External balance: FX reserves build-up resumed. Our estimates of the balance of payments are based on the key assumption that the flow of external funding from the IMF and other donors is resumed in 2016, albeit not executed at the scheduled pace, as defined by the first review of the EFF last summer. Also, it is assumed that the controversial US$3bn debt to Russia is being restructured (its repayment is assumed to be shifting beyond 2018). Our assumption for official borrowing in 2016 is US$5.0bn, followed by US$1.8bn and US$1.8bn in 2017-18, respectively. This, together with expected current account balances for 2016-18 and private sector rollover ratios, yields for us a further build-up of FX reserves towards US$20.5bn as of year-end 2016. In 2017-18, a reduction of FX reserves is forecasted on the back of a recovery in domestic demand yielding to wider current account deficits than in the 2015-16 period.

More details on the calculation results are found in the section, "External balance: Recovering domestic demand requires more flexible FX rate" on pp.39.

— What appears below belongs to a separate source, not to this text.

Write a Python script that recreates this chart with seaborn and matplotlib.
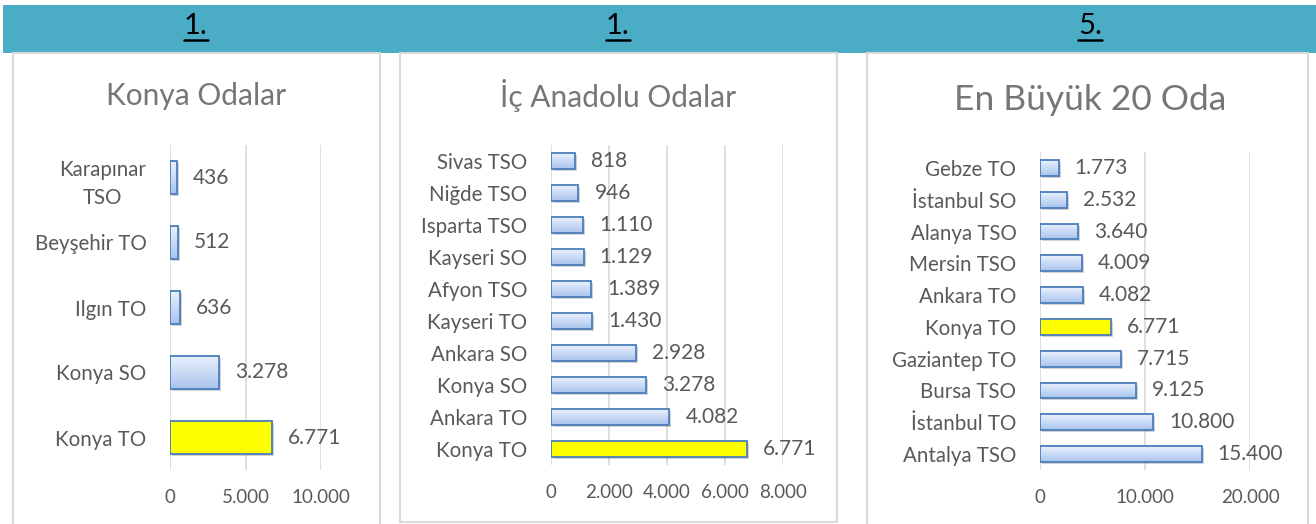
import matplotlib
matplotlib.use("Agg")
import matplotlib.pyplot as plt
import seaborn as sns
import numpy as np
import pandas as pd
from matplotlib.patches import Rectangle
from matplotlib.lines import Line2D
from matplotlib.colors import LinearSegmentedColormap
import matplotlib.transforms as mtransforms

# ---------------- data ----------------
konya_cats = ["Karapınar\nTSO", "Beyşehir TO", "Ilgın TO", "Konya SO", "Konya TO"]
konya_vals = [436, 512, 636, 3278, 6771]
konya_ticks = [0, 5000, 10000]

ic_cats = ["Sivas TSO", "Niğde TSO", "Isparta TSO", "Kayseri SO", "Afyon TSO",
           "Kayseri TO", "Ankara SO", "Konya SO", "Ankara TO", "Konya TO"]
ic_vals = [818, 946, 1110, 1129, 1389, 1430, 2928, 3278, 4082, 6771]
ic_ticks = [0, 2000, 4000, 6000, 8000]

big_cats = ["Gebze TO", "İstanbul SO", "Alanya TSO", "Mersin TSO", "Ankara TO",
            "Konya TO", "Gaziantep TO", "Bursa TSO", "İstanbul TO", "Antalya TSO"]
big_vals = [1773, 2532, 3640, 4009, 4082, 6771, 7715, 9125, 10800, 15400]
big_ticks = [0, 10000, 20000]

titles = ["Konya Odalar", "İç Anadolu Odalar", "En Büyük 20 Oda"]
ranks = ["1.", "1.", "5."]
highlight = "Konya TO"

# ---------------- style ----------------
sns.set_theme(style="white")
plt.rcParams["font.family"] = ["Lato", "DejaVu Sans"]

W, H = 1316, 524
fig = plt.figure(figsize=(W / 100, H / 100), dpi=100)
fig.patch.set_facecolor("white")

TEXT = "#595959"
GRID = "#d9d9d9"
EDGE = "#4a7ebb"
cmap = LinearSegmentedColormap.from_list("g", ["#eaf1fd", "#a9c4ee"])


def fig_rect(x0, y0, x1, y1, **kw):
    r = Rectangle((x0 / W, 1 - y1 / H), (x1 - x0) / W, (y1 - y0) / H,
                  transform=fig.transFigure, **kw)
    fig.patches.append(r)
    return r


# banner
fig_rect(3, 5, 1316, 53, facecolor="#4bacc6", edgecolor="none", zorder=0)
# panel borders
fig_rect(13, 53, 380, 540, facecolor="none", edgecolor=GRID, lw=1.5, zorder=1)
fig_rect(400, 53, 837, 522, facecolor="none", edgecolor=GRID, lw=1.5, zorder=1)
fig_rect(867, 53, 1308, 540, facecolor="none", edgecolor=GRID, lw=1.5, zorder=1)

panels = [
    dict(cats=konya_cats, vals=konya_vals, ticks=konya_ticks,
         box=(170, 145, 321, 470), cx=196, ty=96, tfs=21.5),
    dict(cats=ic_cats, vals=ic_vals, ticks=ic_ticks,
         box=(551, 145, 783, 465), cx=618, ty=96, tfs=21.5),
    dict(cats=big_cats, vals=big_vals, ticks=big_ticks,
         box=(1040, 152, 1250, 470), cx=1090, ty=100, tfs=25.5),
]

renderer = fig.canvas.get_renderer()

for i, p in enumerate(panels):
    x0, y0, x1, y1 = p["box"]
    ax = fig.add_axes([x0 / W, 1 - y1 / H, (x1 - x0) / W, (y1 - y0) / H])
    df = pd.DataFrame({"cat": p["cats"], "val": p["vals"]})
    pal = {c: ("#ffff00" if c == highlight else "#c6d9f7") for c in p["cats"]}
    sns.barplot(data=df, x="val", y="cat", hue="cat", palette=pal, legend=False,
                orient="h", width=0.5, ax=ax, saturation=1,
                edgecolor=EDGE, linewidth=1.3)
    ax.set_xlim(0, p["ticks"][-1])
    ax.set_ylim(len(p["cats"]) - 0.5, -0.5)
    ax.set_xticks(p["ticks"])
    ax.set_xticklabels([f"{t:,}".replace(",", ".") for t in p["ticks"]])
    ax.set_xlabel("")
    ax.set_ylabel("")
    ax.set_axisbelow(True)
    ax.grid(axis="x", color=GRID, lw=1.2)
    ax.grid(axis="y", visible=False)
    for s in ax.spines.values():
        s.set_visible(False)
    ax.tick_params(axis="both", length=0, colors=TEXT)
    ax.tick_params(axis="y", pad=17, labelsize=14.8)
    ax.tick_params(axis="x", pad=14, labelsize=13.5)
    for lbl in ax.get_yticklabels():
        lbl.set_multialignment("center")
        lbl.set_linespacing(1.55)
    ax.patch.set_alpha(0)

    shadow_tr = mtransforms.offset_copy(ax.transData, fig=fig, x=2, y=-2, units="dots")
    bars = [b for b in ax.patches]
    for b, c, v in zip(bars, p["cats"], p["vals"]):
        bx, by, bw, bh = b.get_x(), b.get_y(), b.get_width(), b.get_height()
        sh = Rectangle((bx, by), bw, bh, transform=shadow_tr, facecolor="#7f7f7f",
                       alpha=0.35, edgecolor="none", zorder=0.8)
        ax.add_patch(sh)
        b.set_zorder(1.2)
        if c != highlight:
            b.set_facecolor("none")
            grad = np.linspace(0, 1, 64).reshape(-1, 1)
            im = ax.imshow(grad, extent=(bx, bx + bw, by + bh, by), origin="upper",
                           aspect="auto", cmap=cmap, zorder=1.1, interpolation="bilinear")
            im.set_clip_path(b)
        ax.annotate(f"{v:,}".replace(",", "."), xy=(bx + bw, by + bh / 2),
                    xytext=(11.5, 0), textcoords="offset points", ha="left",
                    va="center", fontsize=15, color=TEXT, annotation_clip=False)
    ax.set_xlim(0, p["ticks"][-1])
    ax.set_ylim(len(p["cats"]) - 0.5, -0.5)
    ax.set_aspect("auto")

    # title
    fig.text(p["cx"] / W, 1 - p["ty"] / H, titles[i], ha="center", va="center",
             fontsize=p["tfs"], color="#767676")
    # rank number in banner, underlined
    t = fig.text(p["cx"] / W, 1 - 26 / H, ranks[i], ha="center", va="center",
                 fontsize=21, color="black")
    bb = t.get_window_extent(renderer)
    fig.lines.append(Line2D([bb.x0 / W, bb.x1 / W], [1 - 40 / H, 1 - 40 / H],
                            transform=fig.transFigure, color="black", lw=1.8))

fig.savefig("out.png", dpi=100, facecolor="white")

UAH: Mix of domestic inflation and fluctuating dollar still spells weakness. In our view, still double-digit domestic inflation, which is by far higher than inflation rates in Ukraine's main trading partner economies, has a negative impact on hryvnia valuations. This inflation impact cannot be counterweighted by the positive factor of changing prospects for the US dollar, which is forecast to reverse partially its past appreciation versus major global currencies as seen over 2014-15. That is why we retain our past year's view on hryvnia valuation, albeit with some corrections. The latter are due to our revised forecast over, first, inflation in Ukraine and in its main trading partners; and second, projected FX rates of the currencies of the main trading partners such as the Eurozone, Turkey, China, and Russia, to name just few. In the end, our forecast eyes the UAH's average FX rate at 29.25/USD this year (a slight revision from the 30.75 cited in our previous Quarterly Report dated 1 October, 2015) and 33.75/USD, 34.00/USD in 2017-18.